Least squares optimization in SciPy - Time & Space Complexity
We want to understand how the time needed to solve a least squares problem grows as the data size increases.
How does the number of calculations change when we have more data points or variables?
Analyze the time complexity of the following code snippet.
import numpy as np
from scipy.optimize import least_squares
def model(x, t):
return x[0] * np.exp(-x[1] * t)
t = np.linspace(0, 10, 100)
y = model([2.5, 1.3], t) + 0.1 * np.random.randn(100)
res = least_squares(lambda x: model(x, t) - y, x0=[1, 1])
This code fits a model to data by minimizing the difference between the model and observed points using least squares.
Identify the loops, recursion, array traversals that repeat.
- Primary operation: Calculating residuals (differences) for all data points in each iteration.

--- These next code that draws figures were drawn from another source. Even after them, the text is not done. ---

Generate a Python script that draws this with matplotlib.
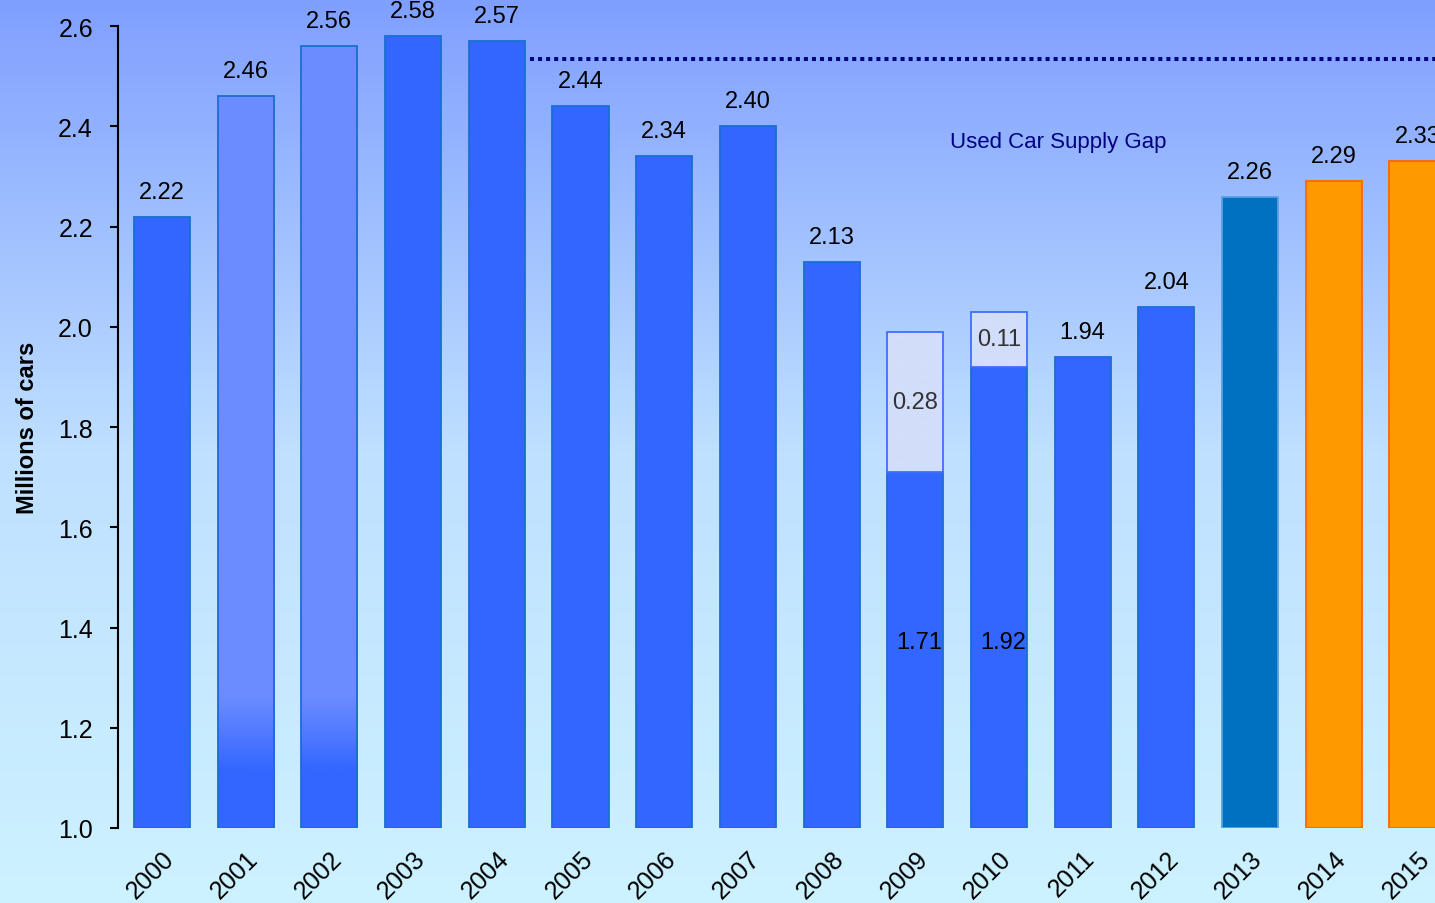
import numpy as np
import matplotlib.pyplot as plt
from matplotlib.colors import LinearSegmentedColormap

plt.rcParams['font.family'] = ['Liberation Sans', 'DejaVu Sans']

# data
years = [str(y) for y in range(2000, 2016)]
sales = [2.22, 2.46, 2.56, 2.58, 2.57, 2.44, 2.34, 2.40, 2.13,
         1.71, 1.92, 1.94, 2.04, 2.26, 2.29, 2.33]
gap_years = ['2009', '2010']
gap_values = [0.28, 0.11]
supply_level = 2.535
gap_label = 'Used Car Supply Gap'

# styling per bar
face = ['#3366ff'] * 13 + ['#0070c0', '#ff9900', '#ff9900']
edge = ['#1a6fd0'] * 13 + ['#5aa0e0', '#ff6600', '#ff6600']
faded = ['2001', '2002']
inside_label = ['2009', '2010']

fig = plt.figure(figsize=(14.35, 9.04), dpi=100)

# background gradient
bg = fig.add_axes([0, 0, 1, 1], zorder=0)
bg_cmap = LinearSegmentedColormap.from_list('bg', ['#cdf2ff', '#bfe0ff', '#7f9fff'])
bg.imshow(np.linspace(0, 1, 256).reshape(-1, 1)[::-1], cmap=bg_cmap,
          aspect='auto', extent=[0, 1, 0, 1])
bg.axis('off')

ax = fig.add_axes([0.0822, 0.083, 0.9178, 0.887], zorder=1)
ax.patch.set_alpha(0)

x = np.arange(len(years))
w = 0.67
base = 1.0
bars = ax.bar(x, np.array(sales) - base, bottom=base, width=w,
              color=face, edgecolor=edge, linewidth=1.3, zorder=3)

# faded bars (lighter on top, blue at the base)
fade_cmap = LinearSegmentedColormap.from_list('fade', ['#3366ff', '#6b8cff'])
for yr in faded:
    i = years.index(yr)
    b = bars[i]
    b.set_facecolor('none')
    top = sales[i]
    vals = np.linspace(base, top, 300)
    t = np.clip((vals - 1.11) / 0.15, 0, 1)
    im = ax.imshow(t.reshape(-1, 1)[::-1], cmap=fade_cmap, aspect='auto',
                   extent=[x[i] - w / 2, x[i] + w / 2, base, top], zorder=2)
    im.set_clip_path(b)

# supply gap bars
for yr, g in zip(gap_years, gap_values):
    i = years.index(yr)
    ax.bar(x[i], g, bottom=sales[i], width=w, color='#e2eaff', edgecolor='#c4d2f6',
           hatch='.........', linewidth=0, zorder=3)
    ax.bar(x[i], g, bottom=sales[i], width=w, color='none', edgecolor='#3f6fff',
           linewidth=1.3, zorder=4)
    ax.text(x[i], sales[i] + g / 2, f'{g:.2f}', ha='center', va='center',
            fontsize=17, color='#333333', zorder=5)

# value labels
for i, v in enumerate(sales):
    if years[i] in inside_label:
        ax.text(x[i] + 0.05, 1.372, f'{v:.2f}', ha='center', va='center',
                fontsize=17, color='black', zorder=5)
    else:
        ax.annotate(f'{v:.2f}', (x[i], v), xytext=(0, 18), textcoords='offset points',
                    ha='center', va='center', fontsize=17, color='black',
                    annotation_clip=False, zorder=5)

# supply gap line
ax.plot([4.4, 15.3], [supply_level, supply_level], color='#000080', lw=2.9,
        linestyle=(0, (1, 1)), dash_capstyle='butt', zorder=4, clip_on=False)
ax.text(9.41, 2.369, gap_label, color='#000080', fontsize=16, ha='left', va='center')

ax.set_ylim(1.0, 2.6)
ax.set_xlim(-0.526, 15.21)
ax.set_yticks(np.arange(1.0, 2.61, 0.2))
ax.set_yticklabels([f'{v:.1f}' for v in np.arange(1.0, 2.61, 0.2)], fontsize=18)
ax.set_xticks(x)
ax.set_xticklabels(years, rotation=45, ha='right', rotation_mode='anchor', fontsize=18)
ax.tick_params(axis='x', length=0, pad=13)
ax.tick_params(axis='y', length=6, width=1.5, direction='out', pad=12)
for s in ['top', 'right', 'bottom']:
    ax.spines[s].set_visible(False)
ax.spines['left'].set_linewidth(1.5)
ax.set_ylabel('Millions of cars', fontsize=17, fontweight='bold', labelpad=14)

fig.savefig('out.png', dpi=100)
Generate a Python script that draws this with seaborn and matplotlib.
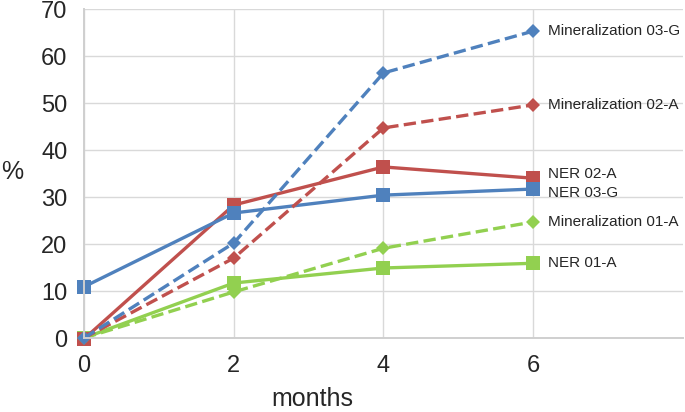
import pandas as pd
import matplotlib
matplotlib.use("Agg")
import matplotlib.pyplot as plt
import seaborn as sns

# values
months = [0, 2, 4, 6]
ner_01a = [0, 11.7, 14.9, 15.9]
ner_02a = [-0.2, 28.3, 36.4, 34.0]
ner_03g = [10.9, 26.6, 30.4, 31.7]
min_01a = [0, 9.8, 19.1, 24.7]
min_02a = [0, 17.0, 44.7, 49.6]
min_03g = [0, 20.2, 56.4, 65.3]

blue = '#4F81BD'
red = '#C0504D'
green = '#92D050'

series = [
    ('NER 01-A', ner_01a, green, '-', 's', 0),
    ('NER 02-A', ner_02a, red, '-', 's', 0.9),
    ('NER 03-G', ner_03g, blue, '-', 's', -0.9),
    ('Mineralization 01-A', min_01a, green, '--', 'D', 0),
    ('Mineralization 02-A', min_02a, red, '--', 'D', 0),
    ('Mineralization 03-G', min_03g, blue, '--', 'D', 0),
]

sns.set_style('white')
plt.rcParams['font.family'] = ['Liberation Sans', 'DejaVu Sans']

fig = plt.figure(figsize=(6.85, 4.12), dpi=100)
ax = fig.add_axes([0.1226, 0.1796, 0.8744, 0.7985])

for name, vals, col, ls, mk, dy in series:
    df = pd.DataFrame({'months': months, 'pct': vals})
    ms = 9.5 if mk == 's' else 7
    sns.lineplot(data=df, x='months', y='pct', ax=ax, color=col,
                 linestyle=ls, marker=mk, markersize=ms, linewidth=2.4,
                 markeredgewidth=0, clip_on=False)
    ax.text(6.2, vals[-1] + dy, name, fontsize=11, va='center', ha='left')

ax.set_xlim(0, 8)
ax.set_ylim(0, 70)
ax.set_xticks([0, 2, 4, 6])
ax.set_yticks(range(0, 71, 10))
ax.grid(True, color='#D9D9D9', linewidth=1)
ax.set_axisbelow(True)
for s in ['top', 'right']:
    ax.spines[s].set_visible(False)
for s in ['left', 'bottom']:
    ax.spines[s].set_color('#CFCFCF')
    ax.spines[s].set_linewidth(1.4)
ax.tick_params(axis='y', length=0, labelsize=17, pad=12)
ax.tick_params(axis='x', length=0, labelsize=17, pad=12)
ax.set_xlabel('months', fontsize=18, va='center')
ax.xaxis.set_label_coords(0.382, -0.185)
ax.set_ylabel('%', fontsize=18, rotation=0, va='center')
ax.yaxis.set_label_coords(-0.12, 0.505)

fig.savefig('out.png', dpi=100)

- How many times: For each iteration, the residuals are computed over all data points; iterations repeat until convergence.
As the number of data points grows, the calculations for residuals increase proportionally each iteration.
| Input Size (n) | Approx. Operations |
|---|---|
| 10 | About 10 residual calculations per iteration |
| 100 | About 100 residual calculations per iteration |
| 1000 | About 1000 residual calculations per iteration |
Pattern observation: The work grows roughly in direct proportion to the number of data points.
Time Complexity: O(n * k)
This means the time grows linearly with the number of data points (n) and the number of iterations (k) needed to find the best fit.
[X] Wrong: "The time depends only on the number of data points, not on the number of iterations."
[OK] Correct: Each iteration requires recalculating residuals for all points, so more iterations multiply the total work.
Understanding how least squares optimization scales helps you explain performance when fitting models to data, a common task in data science and machine learning.
"What if the model had more parameters to estimate? How would the time complexity change?"